## Begin

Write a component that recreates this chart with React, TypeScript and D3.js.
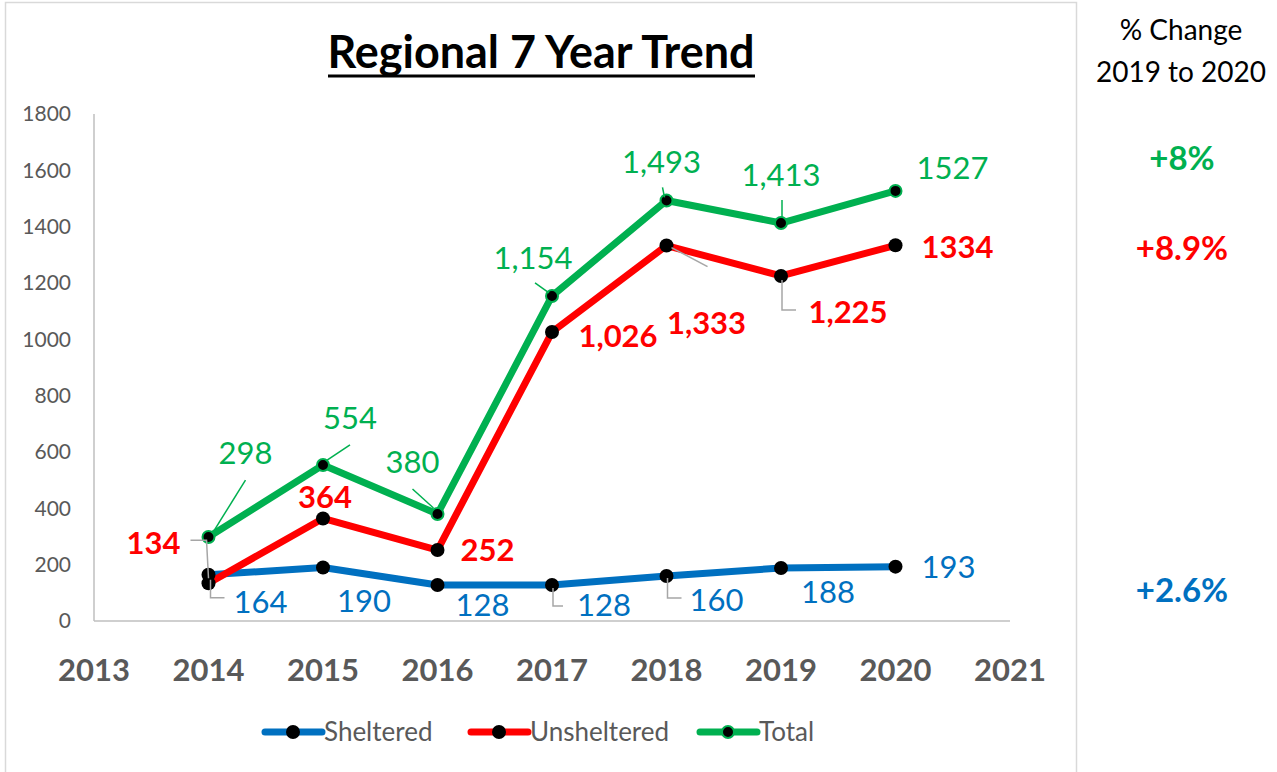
import React from "react";
import * as d3 from "d3";

const years = [2014, 2015, 2016, 2017, 2018, 2019, 2020];
const xTicks = [2013, 2014, 2015, 2016, 2017, 2018, 2019, 2020, 2021];
const yTicks = [0, 200, 400, 600, 800, 1000, 1200, 1400, 1600, 1800];
const sheltered = [164, 190, 128, 128, 160, 188, 193];
const unsheltered = [134, 364, 252, 1026, 1333, 1225, 1334];
const total = [298, 554, 380, 1154, 1493, 1413, 1527];
const shelteredLabels = ["164", "190", "128", "128", "160", "188", "193"];
const unshelteredLabels = ["134", "364", "252", "1,026", "1,333", "1,225", "1334"];
const totalLabels = ["298", "554", "380", "1,154", "1,493", "1,413", "1527"];
const pctChange = ["+8%", "+8.9%", "+2.6%"];

// layout: label offsets relative to points and leader polylines (relative)
const totalOff = [[37, -84], [27, -47], [-25, -52], [-19, -38], [-5, -38], [0, -48], [57, -23]];
const unshOff = [[-55, -40], [2, -21], [50, 0], [66, 4], [40, 78], [67, 36], [62, 2]];
const shOff = [[52, 27], [41, 34], [45, 20], [52, 20], [50, 24], [47, 24], [53, 1]];
const totalLead: (number[][] | null)[] = [
  [[37, -57], [4, -4]],
  [[27, -20], [3, -4]],
  [[-25, -25], [-4, -6]],
  [[-17, -13], [-3, -3]],
  [[-4, -13], [-2, -3]],
  [[1, -23], [1, -6]],
  null,
];
const unshLead: (number[][] | null)[] = [
  [[-18, -43], [-2, -43], [0, -5]],
  null, null, null,
  [[5, 2], [41, 21]],
  [[1, 4], [1, 34], [15, 34]],
  null,
];
const shLead: (number[][] | null)[] = [
  [[2, 5], [2, 23], [16, 23]],
  null, null,
  [[1, 3], [1, 21], [11, 21]],
  [[1, 2], [1, 22], [15, 22]],
  null, null,
];

const FONT = "Lato, 'Open Sans', sans-serif";
const BLUE = "#0070C0";
const RED = "#FF0000";
const GREEN = "#00B050";
const GRAY = "#595959";

export default function App() {
  const x = d3.scaleLinear().domain([2013, 2021]).range([94, 1010]);
  const y = d3.scaleLinear().domain([0, 1800]).range([621, 114]);
  const line = d3.line<number>().x((_, i) => x(years[i])).y((d) => y(d));

  const series = [
    { name: "Sheltered", vals: sheltered, labels: shelteredLabels, color: BLUE, off: shOff, lead: shLead, bold: false, leadColor: "#a6a6a6", ring: false },
    { name: "Unsheltered", vals: unsheltered, labels: unshelteredLabels, color: RED, off: unshOff, lead: unshLead, bold: true, leadColor: "#a6a6a6", ring: false },
    { name: "Total", vals: total, labels: totalLabels, color: GREEN, off: totalOff, lead: totalLead, bold: false, leadColor: GREEN, ring: true },
  ];

  const legendX = [265, 471, 700];
  const pctY = [158, 248, 590];
  const pctColors = [GREEN, RED, BLUE];

  return (
    <svg width={1277} height={772} style={{ position: "absolute", left: 0, top: 0, background: "#fff" }} fontFamily={FONT}>
      <rect x={0} y={0} width={1277} height={772} fill="#fff" />
      <rect x={5.5} y={2.5} width={1071} height={780} fill="none" stroke="#d9d9d9" strokeWidth={1.5} />
      {/* title */}
      <text x={541} y={68} textAnchor="middle" fontSize={45} fontWeight={700} fill="#000" textLength={427} lengthAdjust="spacingAndGlyphs">Regional 7 Year Trend</text>
      <line x1={328} x2={755} y1={76} y2={76} stroke="#000" strokeWidth={3} />
      {/* axes */}
      <line x1={94} x2={94} y1={114} y2={621} stroke="#bfbfbf" strokeWidth={1.5} />
      <line x1={94} x2={1010} y1={621} y2={621} stroke="#bfbfbf" strokeWidth={1.5} />
      {yTicks.map((t) => (
        <text key={t} x={71} y={y(t)} dy="0.35em" textAnchor="end" fontSize={21} fill={GRAY}>{t}</text>
      ))}
      {xTicks.map((t) => (
        <text key={t} x={x(t)} y={670} dy="0.35em" textAnchor="middle" fontSize={31} fontWeight={700} fill={GRAY}>{t}</text>
      ))}
      {/* lines */}
      {series.map((s) => (
        <path key={s.name} d={line(s.vals) || ""} fill="none" stroke={s.color} strokeWidth={7} strokeLinejoin="round" />
      ))}
      {series.map((s) =>
        s.vals.map((v, i) => (
          <circle key={s.name + i} cx={x(years[i])} cy={y(v)} r={s.ring ? 6 : 7} fill="#000" stroke={s.ring ? GREEN : "none"} strokeWidth={s.ring ? 2 : 0} />
        ))
      )}
      {/* leaders */}
      {series.map((s) =>
        s.lead.map((l, i) =>
          l ? (
            <polyline key={"l" + s.name + i} points={l.map((p) => `${x(years[i]) + p[0]},${y(s.vals[i]) + p[1]}`).join(" ")} fill="none" stroke={s.leadColor} strokeWidth={1.5} />
          ) : null
        )
      )}
      {/* labels */}
      {series.map((s) =>
        s.labels.map((lab, i) => (
          <text key={"t" + s.name + i} x={x(years[i]) + s.off[i][0]} y={y(s.vals[i]) + s.off[i][1]} dy="0.35em" textAnchor="middle" fontSize={31} fontWeight={s.bold ? 700 : 400} fill={s.color}>{lab}</text>
        ))
      )}
      {/* legend */}
      {series.map((s, i) => (
        <g key={"lg" + s.name}>
          <line x1={legendX[i]} x2={legendX[i] + 57} y1={732} y2={732} stroke={s.color} strokeWidth={7} strokeLinecap="round" />
          <circle cx={legendX[i] + 28} cy={732} r={s.ring ? 6 : 7} fill="#000" stroke={s.ring ? GREEN : "none"} strokeWidth={s.ring ? 2 : 0} />
          <text x={legendX[i] + 59} y={732} dy="0.35em" fontSize={26} fill={GRAY}>{s.name}</text>
        </g>
      ))}
      {/* right panel */}
      <text x={1181} y={30} dy="0.35em" textAnchor="middle" fontSize={28} fill="#000">% Change</text>
      <text x={1181} y={72} dy="0.35em" textAnchor="middle" fontSize={28} fill="#000">2019 to 2020</text>
      {pctChange.map((p, i) => (
        <text key={p} x={1182} y={pctY[i]} dy="0.35em" textAnchor="middle" fontSize={33} fontWeight={700} fill={pctColors[i]}>{p}</text>
      ))}
    </svg>
  );
}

## End

__TASK STATEMENT__
Please extract exactly the lines of the data, from the first through the line containing "const line = d3.line<number>().x((_, i)", and add no pictures to the copy.

__SOLUTION__
Write a component that recreates this chart with React, TypeScript and D3.js.
import React from "react";
import * as d3 from "d3";

const years = [2014, 2015, 2016, 2017, 2018, 2019, 2020];
const xTicks = [2013, 2014, 2015, 2016, 2017, 2018, 2019, 2020, 2021];
const yTicks = [0, 200, 400, 600, 800, 1000, 1200, 1400, 1600, 1800];
const sheltered = [164, 190, 128, 128, 160, 188, 193];
const unsheltered = [134, 364, 252, 1026, 1333, 1225, 1334];
const total = [298, 554, 380, 1154, 1493, 1413, 1527];
const shelteredLabels = ["164", "190", "128", "128", "160", "188", "193"];
const unshelteredLabels = ["134", "364", "252", "1,026", "1,333", "1,225", "1334"];
const totalLabels = ["298", "554", "380", "1,154", "1,493", "1,413", "1527"];
const pctChange = ["+8%", "+8.9%", "+2.6%"];

// layout: label offsets relative to points and leader polylines (relative)
const totalOff = [[37, -84], [27, -47], [-25, -52], [-19, -38], [-5, -38], [0, -48], [57, -23]];
const unshOff = [[-55, -40], [2, -21], [50, 0], [66, 4], [40, 78], [67, 36], [62, 2]];
const shOff = [[52, 27], [41, 34], [45, 20], [52, 20], [50, 24], [47, 24], [53, 1]];
const totalLead: (number[][] | null)[] = [
  [[37, -57], [4, -4]],
  [[27, -20], [3, -4]],
  [[-25, -25], [-4, -6]],
  [[-17, -13], [-3, -3]],
  [[-4, -13], [-2, -3]],
  [[1, -23], [1, -6]],
  null,
];
const unshLead: (number[][] | null)[] = [
  [[-18, -43], [-2, -43], [0, -5]],
  null, null, null,
  [[5, 2], [41, 21]],
  [[1, 4], [1, 34], [15, 34]],
  null,
];
const shLead: (number[][] | null)[] = [
  [[2, 5], [2, 23], [16, 23]],
  null, null,
  [[1, 3], [1, 21], [11, 21]],
  [[1, 2], [1, 22], [15, 22]],
  null, null,
];

const FONT = "Lato, 'Open Sans', sans-serif";
const BLUE = "#0070C0";
const RED = "#FF0000";
const GREEN = "#00B050";
const GRAY = "#595959";

export default function App() {
  const x = d3.scaleLinear().domain([2013, 2021]).range([94, 1010]);
  const y = d3.scaleLinear().domain([0, 1800]).range([621, 114]);
  const line = d3.line<number>().x((_, i) => x(years[i])).y((d) => y(d));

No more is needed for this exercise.